* _WHAT THE TASK REQUIRES_:
Write out again, unaltered, the lines from the start through the line containing "var line = fitX.map(function".

* _DATA EXCERPT_:
—————

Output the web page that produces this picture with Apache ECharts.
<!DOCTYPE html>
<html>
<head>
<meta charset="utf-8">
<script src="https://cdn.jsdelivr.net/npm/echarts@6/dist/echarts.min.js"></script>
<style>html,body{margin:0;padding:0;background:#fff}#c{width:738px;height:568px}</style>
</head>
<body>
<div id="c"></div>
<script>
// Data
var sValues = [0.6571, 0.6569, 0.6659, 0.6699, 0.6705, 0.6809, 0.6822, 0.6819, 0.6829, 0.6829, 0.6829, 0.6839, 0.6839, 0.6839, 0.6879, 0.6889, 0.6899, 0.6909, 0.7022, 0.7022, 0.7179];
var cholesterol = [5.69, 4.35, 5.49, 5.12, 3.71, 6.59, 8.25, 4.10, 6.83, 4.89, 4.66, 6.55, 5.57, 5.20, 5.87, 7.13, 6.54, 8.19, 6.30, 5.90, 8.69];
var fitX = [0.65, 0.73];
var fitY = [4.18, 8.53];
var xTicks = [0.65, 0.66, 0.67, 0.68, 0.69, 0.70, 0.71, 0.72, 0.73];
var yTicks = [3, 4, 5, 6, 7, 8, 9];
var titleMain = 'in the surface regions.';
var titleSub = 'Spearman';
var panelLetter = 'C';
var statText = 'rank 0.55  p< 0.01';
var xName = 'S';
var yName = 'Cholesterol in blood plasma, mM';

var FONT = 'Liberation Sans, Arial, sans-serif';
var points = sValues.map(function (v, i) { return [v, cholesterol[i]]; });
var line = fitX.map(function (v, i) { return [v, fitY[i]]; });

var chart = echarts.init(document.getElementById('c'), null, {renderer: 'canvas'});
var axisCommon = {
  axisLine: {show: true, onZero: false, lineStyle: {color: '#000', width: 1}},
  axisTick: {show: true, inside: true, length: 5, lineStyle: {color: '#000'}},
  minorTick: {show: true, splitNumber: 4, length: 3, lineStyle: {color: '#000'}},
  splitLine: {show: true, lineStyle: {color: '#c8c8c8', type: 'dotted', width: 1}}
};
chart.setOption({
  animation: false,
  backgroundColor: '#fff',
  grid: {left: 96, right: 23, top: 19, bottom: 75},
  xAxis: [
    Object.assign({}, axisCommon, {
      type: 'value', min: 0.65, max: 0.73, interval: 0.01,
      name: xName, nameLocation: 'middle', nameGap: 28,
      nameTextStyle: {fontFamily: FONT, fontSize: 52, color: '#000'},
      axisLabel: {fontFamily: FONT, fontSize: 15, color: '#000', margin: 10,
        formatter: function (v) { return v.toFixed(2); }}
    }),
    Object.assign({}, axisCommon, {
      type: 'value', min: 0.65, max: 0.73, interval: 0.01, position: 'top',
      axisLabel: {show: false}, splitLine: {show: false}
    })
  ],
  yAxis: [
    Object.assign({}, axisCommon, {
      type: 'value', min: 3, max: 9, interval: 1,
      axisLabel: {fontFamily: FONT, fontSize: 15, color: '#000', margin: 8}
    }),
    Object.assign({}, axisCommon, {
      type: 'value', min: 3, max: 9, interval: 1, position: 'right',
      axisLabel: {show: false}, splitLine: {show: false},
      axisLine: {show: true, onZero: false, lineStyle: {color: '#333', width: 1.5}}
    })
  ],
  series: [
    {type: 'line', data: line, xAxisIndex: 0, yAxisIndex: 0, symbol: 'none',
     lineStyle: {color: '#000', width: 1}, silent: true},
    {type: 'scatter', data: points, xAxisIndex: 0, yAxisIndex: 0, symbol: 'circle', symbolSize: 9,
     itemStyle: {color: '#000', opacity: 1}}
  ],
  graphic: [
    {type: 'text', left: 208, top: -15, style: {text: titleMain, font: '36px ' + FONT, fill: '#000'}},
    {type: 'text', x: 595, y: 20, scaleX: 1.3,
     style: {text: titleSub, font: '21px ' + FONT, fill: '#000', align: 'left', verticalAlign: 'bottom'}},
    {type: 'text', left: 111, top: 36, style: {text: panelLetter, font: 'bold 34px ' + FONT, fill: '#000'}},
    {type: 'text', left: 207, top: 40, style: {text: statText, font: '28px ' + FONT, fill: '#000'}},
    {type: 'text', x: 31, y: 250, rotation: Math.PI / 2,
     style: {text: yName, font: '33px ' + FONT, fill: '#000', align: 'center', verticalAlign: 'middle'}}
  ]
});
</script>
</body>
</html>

—————

* _ANSWER TO THE PROBLEM_:
Output the web page that produces this picture with Apache ECharts.
<!DOCTYPE html>
<html>
<head>
<meta charset="utf-8">
<script src="https://cdn.jsdelivr.net/npm/echarts@6/dist/echarts.min.js"></script>
<style>html,body{margin:0;padding:0;background:#fff}#c{width:738px;height:568px}</style>
</head>
<body>
<div id="c"></div>
<script>
// Data
var sValues = [0.6571, 0.6569, 0.6659, 0.6699, 0.6705, 0.6809, 0.6822, 0.6819, 0.6829, 0.6829, 0.6829, 0.6839, 0.6839, 0.6839, 0.6879, 0.6889, 0.6899, 0.6909, 0.7022, 0.7022, 0.7179];
var cholesterol = [5.69, 4.35, 5.49, 5.12, 3.71, 6.59, 8.25, 4.10, 6.83, 4.89, 4.66, 6.55, 5.57, 5.20, 5.87, 7.13, 6.54, 8.19, 6.30, 5.90, 8.69];
var fitX = [0.65, 0.73];
var fitY = [4.18, 8.53];
var xTicks = [0.65, 0.66, 0.67, 0.68, 0.69, 0.70, 0.71, 0.72, 0.73];
var yTicks = [3, 4, 5, 6, 7, 8, 9];
var titleMain = 'in the surface regions.';
var titleSub = 'Spearman';
var panelLetter = 'C';
var statText = 'rank 0.55  p< 0.01';
var xName = 'S';
var yName = 'Cholesterol in blood plasma, mM';

var FONT = 'Liberation Sans, Arial, sans-serif';
var points = sValues.map(function (v, i) { return [v, cholesterol[i]]; });
var line = fitX.map(function (v, i) { return [v, fitY[i]]; });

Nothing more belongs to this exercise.